Quels sont les freins au développement de ce type de jardins ?

Principalement, le financement et l’entretien. Pour les institutions et les établissements, le jardin est souvent considéré comme une contrainte, sans évaluer les bienfaits que ça apporte. Trop peu d’études ont permis de démontrer les vertus de ces jardins, mis à part quelques-unes comme celle réalisée au Pôle psychiatrique du Jardin des Mélisses, au CHU de Saint-Étienne. 

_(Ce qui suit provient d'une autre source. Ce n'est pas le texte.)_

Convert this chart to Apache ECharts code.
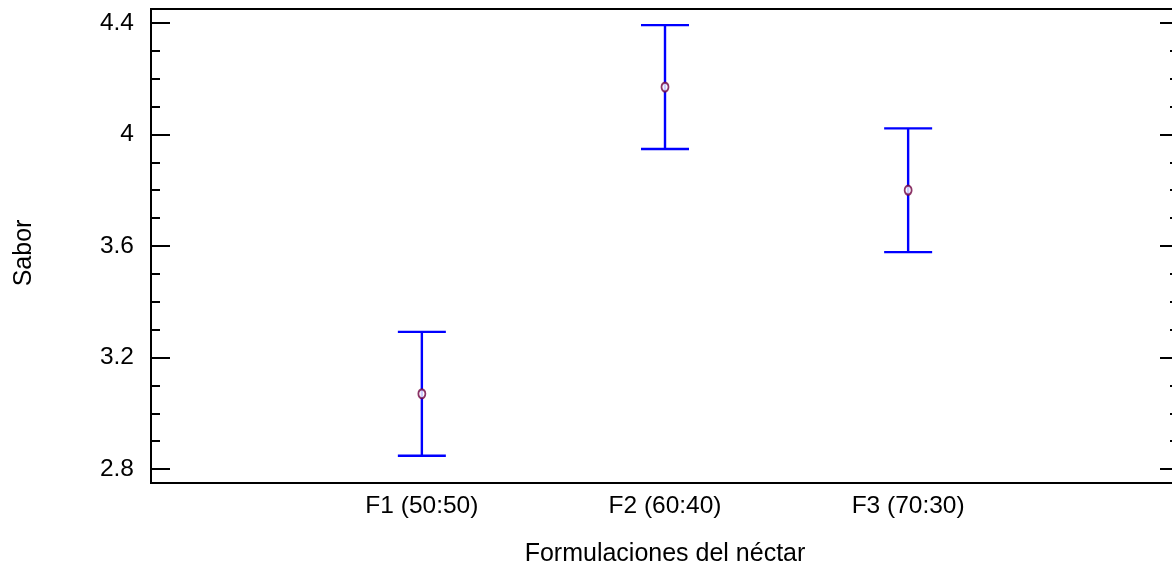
<!DOCTYPE html>
<html>
<head>
<meta charset="utf-8">
<script src="https://cdn.jsdelivr.net/npm/echarts@6/dist/echarts.min.js"></script>
<style>
  html, body { margin: 0; padding: 0; background: #fff; }
  #chart { width: 1172px; height: 569px; }
</style>
</head>
<body>
<div id="chart"></div>
<script>
// datos
const categories = ['F1 (50:50)', 'F2 (60:40)', 'F3 (70:30)']
const means = [3.07, 4.17, 3.80]
const lower = [2.848, 3.948, 3.578]
const upper = [3.292, 4.392, 4.022]
const yTicks = [2.8, 3.2, 3.6, 4.0, 4.4]
const yMinorTicks = [2.9, 3.0, 3.1, 3.3, 3.4, 3.5, 3.7, 3.8, 3.9, 4.1, 4.2, 4.3]

const FONT = 'Liberation Sans, Arial, sans-serif'
const chart = echarts.init(document.getElementById('chart'))

// eje y: marcas grandes y chicas, a izquierda y derecha
function yAxisDef (pos, ticks, len, labels) {
  return {
    type: 'value',
    position: pos,
    min: 2.75,
    max: 4.45,
    axisLine: { show: false, onZero: false },
    splitLine: { show: false },
    axisTick: {
      show: true,
      inside: true,
      length: len,
      customValues: ticks,
      lineStyle: { color: '#000', width: 2 }
    },
    axisLabel: {
      show: labels,
      customValues: ticks,
      inside: false,
      margin: 17,
      color: '#000',
      fontSize: 24.5,
      fontFamily: FONT
    }
  }
}

const option = {
  animation: false,
  backgroundColor: '#fff',
  grid: {
    left: 151,
    top: 9,
    width: 1028,
    height: 474,
    outerBoundsMode: 'none',
    containLabel: false,
    show: true,
    borderColor: '#000',
    borderWidth: 2
  },
  xAxis: {
    type: 'value',
    min: -0.114,
    max: 4.114,
    name: 'Formulaciones del néctar',
    nameLocation: 'middle',
    nameGap: 59,
    nameTextStyle: { color: '#000', fontSize: 25, fontFamily: FONT },
    axisLine: { show: false, onZero: false },
    axisTick: { show: false },
    splitLine: { show: false },
    axisLabel: {
      customValues: [1, 2, 3],
      margin: 11,
      color: '#000',
      fontSize: 24.5,
      fontFamily: FONT,
      formatter: v => categories[Math.round(v) - 1] || ''
    }
  },
  yAxis: [
    yAxisDef('left', yTicks, 19, true),
    yAxisDef('left', yMinorTicks, 9, false),
    yAxisDef('right', yTicks, 19, false),
    yAxisDef('right', yMinorTicks, 9, false)
  ],
  graphic: [
    {
      type: 'text',
      x: 24,
      y: 253,
      rotation: Math.PI / 2,
      style: {
        text: 'Sabor',
        fill: '#000',
        fontSize: 25,
        fontFamily: FONT,
        textAlign: 'center',
        textVerticalAlign: 'middle'
      }
    }
  ],
  series: [
    {
      type: 'custom',
      xAxisIndex: 0,
      yAxisIndex: 0,
      data: categories.map((c, i) => [i + 1, lower[i], upper[i]]),
      encode: { x: 0, y: [1, 2] },
      renderItem (params, api) {
        const x = api.value(0)
        const lo = api.coord([x, api.value(1)])
        const hi = api.coord([x, api.value(2)])
        const hw = 24
        const st = { stroke: '#0000ff', lineWidth: 2.4 }
        return {
          type: 'group',
          children: [
            { type: 'line', shape: { x1: lo[0], y1: lo[1], x2: hi[0], y2: hi[1] }, style: st },
            { type: 'line', shape: { x1: lo[0] - hw, y1: lo[1], x2: lo[0] + hw, y2: lo[1] }, style: st },
            { type: 'line', shape: { x1: hi[0] - hw, y1: hi[1], x2: hi[0] + hw, y2: hi[1] }, style: st }
          ]
        }
      },
      z: 2
    },
    {
      type: 'scatter',
      xAxisIndex: 0,
      yAxisIndex: 0,
      data: means.map((m, i) => [i + 1, m]),
      symbol: 'circle',
      symbolSize: [7, 9],
      itemStyle: { color: '#ffffff', borderColor: '#6e0040', borderWidth: 2 },
      z: 3
    }
  ]
}
chart.setOption(option)
</script>
</body>
</html>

Où en êtes-vous des préparatifs ?

Il me reste encore à fixer toutes les étapes du parcours. Je n’ai que trois mois. J’ai recensé en tout plus d’une centaine de jardins à visiter, mais je dois me limiter à une quarantaine. Je sélectionne de façon à montrer la diversité des situations ; en allant dans les jardins des institutions, mais aussi à l’extérieur, en ouvrant l’éventail des possibilités d’accueil à des publics très différents, selon qu’il s’agisse de s’occuper de personnes en situation de handicap ou de maisons de retraite, de jardins dans les prisons ou pour des femmes atteintes de cancer… J’ai choisi également des jardins de dimensions très différentes, certains se situent dans des parcs de plusieurs hectares, d’autres dans des patios. Un petit jardin peut apporter beaucoup. Ensuite, mes contraintes de trajet m’empêchent de visiter toutes les régions, et je me concentre sur les alentours des plus grosses agglomérations. Néanmoins, j’espère pouvoir établir un beau panorama et j’ai déjà réussi à obtenir un partenariat pour pouvoir faire un reportage vidéo, qui servira de support de communication par la suite, et permettra de donner un coup de projecteur sur tous ces jardins méconnus des médias.